_TASK PROMPT_:
Every line from the first one to the line containing "text height=18pt, text" should be echoed exactly; leave out the rest.

_MATERIAL_:
────────────────

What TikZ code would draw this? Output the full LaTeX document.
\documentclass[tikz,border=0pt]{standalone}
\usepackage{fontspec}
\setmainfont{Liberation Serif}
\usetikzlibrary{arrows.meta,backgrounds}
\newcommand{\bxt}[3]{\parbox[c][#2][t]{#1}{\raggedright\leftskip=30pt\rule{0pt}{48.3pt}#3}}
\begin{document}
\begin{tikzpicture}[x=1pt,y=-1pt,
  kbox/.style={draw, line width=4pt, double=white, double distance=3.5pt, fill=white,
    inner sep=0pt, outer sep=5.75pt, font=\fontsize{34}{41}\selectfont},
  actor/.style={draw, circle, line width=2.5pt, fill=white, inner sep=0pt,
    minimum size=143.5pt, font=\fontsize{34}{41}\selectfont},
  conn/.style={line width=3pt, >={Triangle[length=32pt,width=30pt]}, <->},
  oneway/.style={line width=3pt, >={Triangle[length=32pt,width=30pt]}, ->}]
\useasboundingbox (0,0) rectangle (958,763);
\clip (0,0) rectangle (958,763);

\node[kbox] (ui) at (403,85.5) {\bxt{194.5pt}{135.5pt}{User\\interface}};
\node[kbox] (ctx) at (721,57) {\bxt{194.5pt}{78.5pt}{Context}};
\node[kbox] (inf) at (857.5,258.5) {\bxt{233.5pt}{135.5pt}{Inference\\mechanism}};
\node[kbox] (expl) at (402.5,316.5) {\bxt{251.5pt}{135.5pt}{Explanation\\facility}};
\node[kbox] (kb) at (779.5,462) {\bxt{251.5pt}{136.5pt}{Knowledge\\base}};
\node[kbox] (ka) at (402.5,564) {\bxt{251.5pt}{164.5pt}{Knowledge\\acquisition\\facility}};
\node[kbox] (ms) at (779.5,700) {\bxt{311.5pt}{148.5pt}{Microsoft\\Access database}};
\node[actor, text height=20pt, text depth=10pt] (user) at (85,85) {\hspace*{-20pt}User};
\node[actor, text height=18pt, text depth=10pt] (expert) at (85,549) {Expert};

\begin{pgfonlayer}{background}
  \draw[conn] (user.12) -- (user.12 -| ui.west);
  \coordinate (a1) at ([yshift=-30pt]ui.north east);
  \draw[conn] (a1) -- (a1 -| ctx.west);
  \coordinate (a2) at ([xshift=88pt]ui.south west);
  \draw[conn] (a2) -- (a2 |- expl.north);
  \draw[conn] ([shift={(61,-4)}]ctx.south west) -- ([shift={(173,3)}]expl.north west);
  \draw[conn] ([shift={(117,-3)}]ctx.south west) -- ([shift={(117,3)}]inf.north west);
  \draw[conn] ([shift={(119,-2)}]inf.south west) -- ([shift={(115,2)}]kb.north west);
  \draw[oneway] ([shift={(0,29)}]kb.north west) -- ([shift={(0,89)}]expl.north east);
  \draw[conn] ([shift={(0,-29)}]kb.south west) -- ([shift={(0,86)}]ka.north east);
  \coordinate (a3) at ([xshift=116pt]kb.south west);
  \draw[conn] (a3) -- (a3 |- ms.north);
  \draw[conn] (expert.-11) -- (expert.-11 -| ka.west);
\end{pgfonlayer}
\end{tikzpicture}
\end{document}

────────────────

_THE RESPONSE_:
What TikZ code would draw this? Output the full LaTeX document.
\documentclass[tikz,border=0pt]{standalone}
\usepackage{fontspec}
\setmainfont{Liberation Serif}
\usetikzlibrary{arrows.meta,backgrounds}
\newcommand{\bxt}[3]{\parbox[c][#2][t]{#1}{\raggedright\leftskip=30pt\rule{0pt}{48.3pt}#3}}
\begin{document}
\begin{tikzpicture}[x=1pt,y=-1pt,
  kbox/.style={draw, line width=4pt, double=white, double distance=3.5pt, fill=white,
    inner sep=0pt, outer sep=5.75pt, font=\fontsize{34}{41}\selectfont},
  actor/.style={draw, circle, line width=2.5pt, fill=white, inner sep=0pt,
    minimum size=143.5pt, font=\fontsize{34}{41}\selectfont},
  conn/.style={line width=3pt, >={Triangle[length=32pt,width=30pt]}, <->},
  oneway/.style={line width=3pt, >={Triangle[length=32pt,width=30pt]}, ->}]
\useasboundingbox (0,0) rectangle (958,763);
\clip (0,0) rectangle (958,763);

\node[kbox] (ui) at (403,85.5) {\bxt{194.5pt}{135.5pt}{User\\interface}};
\node[kbox] (ctx) at (721,57) {\bxt{194.5pt}{78.5pt}{Context}};
\node[kbox] (inf) at (857.5,258.5) {\bxt{233.5pt}{135.5pt}{Inference\\mechanism}};
\node[kbox] (expl) at (402.5,316.5) {\bxt{251.5pt}{135.5pt}{Explanation\\facility}};
\node[kbox] (kb) at (779.5,462) {\bxt{251.5pt}{136.5pt}{Knowledge\\base}};
\node[kbox] (ka) at (402.5,564) {\bxt{251.5pt}{164.5pt}{Knowledge\\acquisition\\facility}};
\node[kbox] (ms) at (779.5,700) {\bxt{311.5pt}{148.5pt}{Microsoft\\Access database}};
\node[actor, text height=20pt, text depth=10pt] (user) at (85,85) {\hspace*{-20pt}User};
\node[actor, text height=18pt, text depth=10pt] (expert) at (85,549) {Expert};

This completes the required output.